3. Como “jóia” do epistolário paulino e do Novo Testamento, ocorre o prólogo de Ef 1,3-14. Trata-se de um hino de ação de graças (eucharistia), que tem semelhança com os prefácios da Missa (Eucaristia). Consta de três estrofes, terminadas pelo mesmo refrão: “para louvor e glória da sua graça” (cf. 1,6.12.14). -A primeira estrofe (1,3-6a) conta a obra do Pai, que é de pré- escolher, pré-destinar em Cristo desde toda a eternidade; a segunda estrofe (1,6b-12) louva a obra do Filho, manifestada na plenitude dos tempos, quando Cristo quis recapitular (assumir em si, fazendo-se Cabeça) toda a história e todas as criaturas; a terceira estrofe (1,13-14) se volta para a ação do Espírito Santo, que é o selo (ou confirmação) das promessas e o penhor da nossa herança. – O Espírito é menos enfatizado no prólogo de Ef do que o Pai e o Filho, mas Ele ocorre em toda a trama da carta até o fim – o que bem significa que a vida cristã e essencialmente vida no Espírito; cf. 2,18.22; 3,16; 4,4.30; 5,18; 6,17.
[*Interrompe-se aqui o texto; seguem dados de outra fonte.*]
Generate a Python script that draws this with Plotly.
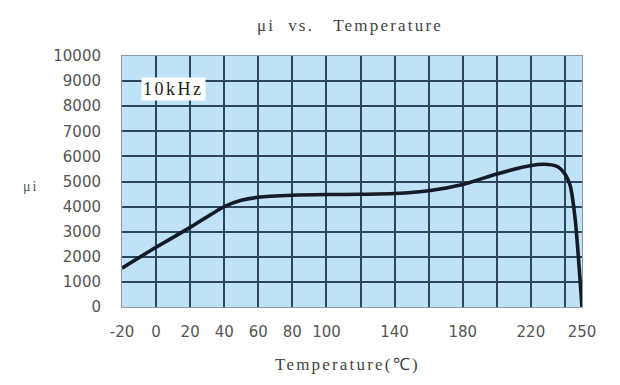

Assim todo cristão encontrará em Ef rico alimento para a sua vida espiritual.


Referências:

(1) A gnose era uma corrente em que se mesclavam proposições da filosofia grega, da mística oriental e das Escrituras Sagradas. Expandiu-se sob diversas formas nos séculos II e III d.C., de modo que no século l (época de Cl) só podia haver os antecedentes da gnose ou a pré-gnose. Uma das características desta eram o dualismo ou a oposição entre o espírito (bom, santo) e a
matéria (má, pecaminosa).

Perguntas sobre as Epístolas do Cativeiro

1) Como foi fundada a comunidade de Colossos ?
2) Porque São Paulo quis escrever aos Colossenses ?
3) Quais as linhas principais da mensagem de Cl?
4) Quais os destinatários de Ef? Exponha o problema.
5) É discutida a questão do autor de Ef?
6) Quais as linhas doutrinárias de Ef?